Adapted for the stage by Birte Werner
5 actors (with doubling); awaiting first production
Five children who could not be more different meet in the early days of the Nazi regime. Regardless of their parents’ political allegiances, their social background and their different temperaments, the five become firm friends. Their meeting place and their refuge is a little garden with a wall. There they oppose the signs of the times with their own world, and for a while it seems that the community cannot touch them. But resistance becomes increasingly difficult, and the cracks gradually become deeper. Franz Meissner, son of an ambitious Nazi, cannot tell his father about Manja, the Jewish girl. Karl Müller, son of a communist, must try to keep seeing Franz only as a friend and not a foe. The father of the weedy Harry Hartung wants him, as a "3/4 Aryan", to make his mark in the Hitler Youth. And Heini Heidemann is forced to realize that his clever humanist father has no answer to the ever increasing spread of Nazi ideology. Only Manja, the Jewish girl from the east, seems strangely unaffected by all of this; she is the calming, dependable fulcrum of the friendship. But the fact that this impression is misleading is known to us right from the start.

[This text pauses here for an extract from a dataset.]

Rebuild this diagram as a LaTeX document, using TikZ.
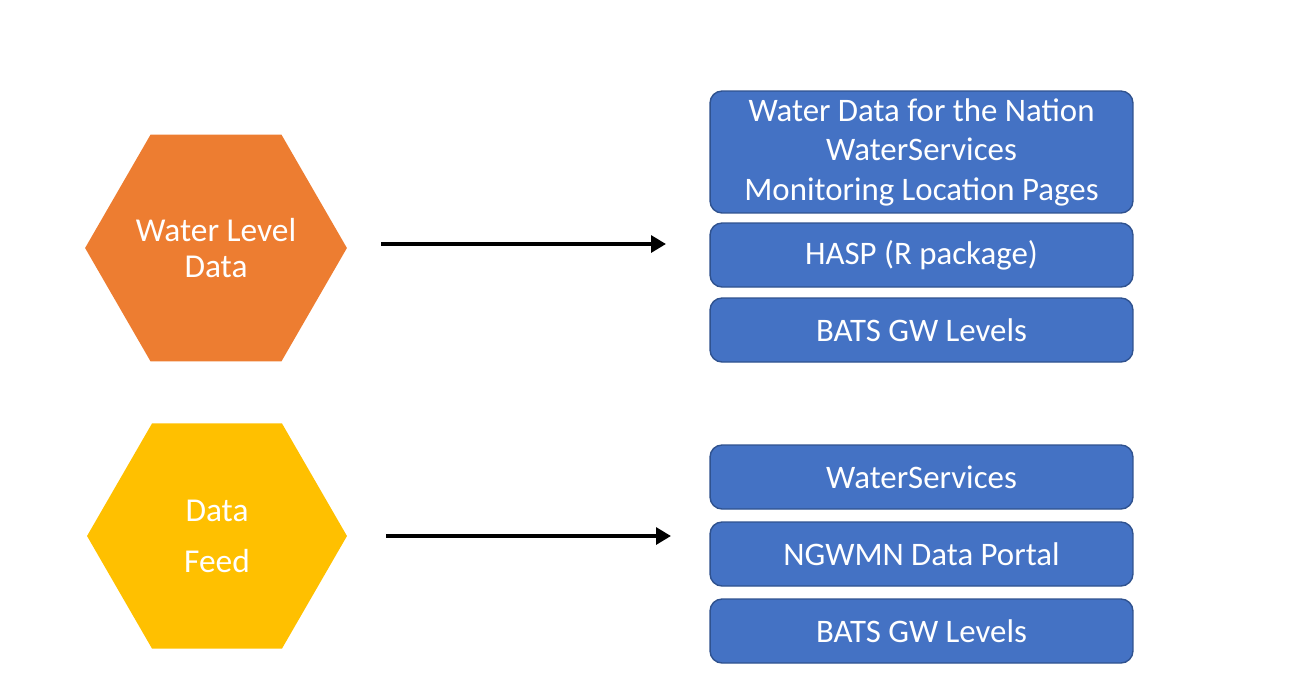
\documentclass[tikz,border=0pt]{standalone}
\usepackage{fontspec}
\setmainfont{Carlito}
\usepackage{tikz}
\usetikzlibrary{shapes.geometric}
\usetikzlibrary{arrows.meta}

\definecolor{hexorange}{HTML}{ED7D31}
\definecolor{hexyellow}{HTML}{FFC000}
\definecolor{boxblue}{HTML}{4472C4}
\definecolor{boxedge}{HTML}{2F528F}

\tikzset{
	hex/.style={regular polygon, regular polygon sides=6, minimum size=5.2cm,
		inner sep=0pt, text=white, align=center},
	outbox/.style={draw=boxedge, line width=0.8pt, fill=boxblue,
		rounded corners=0.24cm, minimum width=8.46cm, minimum height=1.28cm,
		inner sep=0pt, text=white, align=center,
		font=\fontsize{18.7}{22.5}\selectfont},
	feed/.style={line width=2.3pt, -{Triangle[length=8.5pt,width=9.5pt]}}
}

\begin{document}
\begin{tikzpicture}[x=0.02cm, y=-0.02cm]

	% page frame, in pixels of the original slide
	\useasboundingbox (0,0) rectangle (1294,684);

	% the two sources
	\node[hex, fill=hexorange, font=\fontsize{19}{21}\selectfont] (WL) at (216,248) {Water Level\\Data};
	\node[hex, fill=hexyellow, font=\fontsize{19}{29}\selectfont] (DF) at (217,536) {Data\\Feed};

	% where water level data goes
	\node[outbox, minimum height=2.44cm] (WDN) at (921.5,152)
		{Water Data for the Nation\\WaterServices\\Monitoring Location Pages};
	\node[outbox] (HASP)  at (921.5,255) {HASP (R package)};
	\node[outbox] (BATS1) at (921.5,330) {BATS GW Levels};

	% where the data feed goes
	\node[outbox] (WS)    at (921.5,477) {WaterServices};
	\node[outbox] (NGWMN) at (921.5,554) {NGWMN Data Portal};
	\node[outbox] (BATS2) at (921.5,631) {BATS GW Levels};

	% arrows float between the columns
	\coordinate (A1) at (381,244);
	\coordinate (B1) at (666,244);
	\coordinate (A2) at (386,536);
	\coordinate (B2) at (671,536);

	\draw[feed] (A1) -- (B1);
	\draw[feed] (A2) -- (B2);

\end{tikzpicture}
\end{document}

Through a period of thirteen years, from 1920 to 1933, the stories of these families are cleverly and artistically interwoven. The children at the wall are far more than mere representatives of their parents: they are their reflections but also their counter-images, their inherent critics. Through their friendship, the children strive right to the end to preserve the individuality of their own lives, and not to allow it to be subjected to the general pattern. But this overall pattern, which has an ever growing impact on their lives, does not allow for any protective walls.
The author’s critique, however, also targets the enemies of the totalitarian system. In the last great dialogue between the humanist Heidemann and the resistance fighter Müller, both cling resolutely to their own convictions. In doing so, they waste this historic opportunity to stand together at the decisive moment against a threat that could not possibly be any greater:
Heidemann: You don’t have to fight only with your fists. Thoughts are also a weapon.
Müller: Those who do not stand with us are against us. Rather a sinner who helps us than a saint who merely looks on.
Anna Gmeyner (born in Vienna in 1902) was forced to flee from Nazi persecution in 1933. She emigrated to England and published Manja. A novel about five children (Querido Verlag, Amsterdam) in 1938. Manja was also her legacy as an author. Like many writers in exile, Anna Gmeyner fell silent in her unaccustomed surroundings. This novel bears eloquent and touching testimony to the depth and timelessness of her literary talent. Her daughter Eva Ibbotson became one of the most famous children’s writers in the English-speaking world, and her books have been translated into many languages.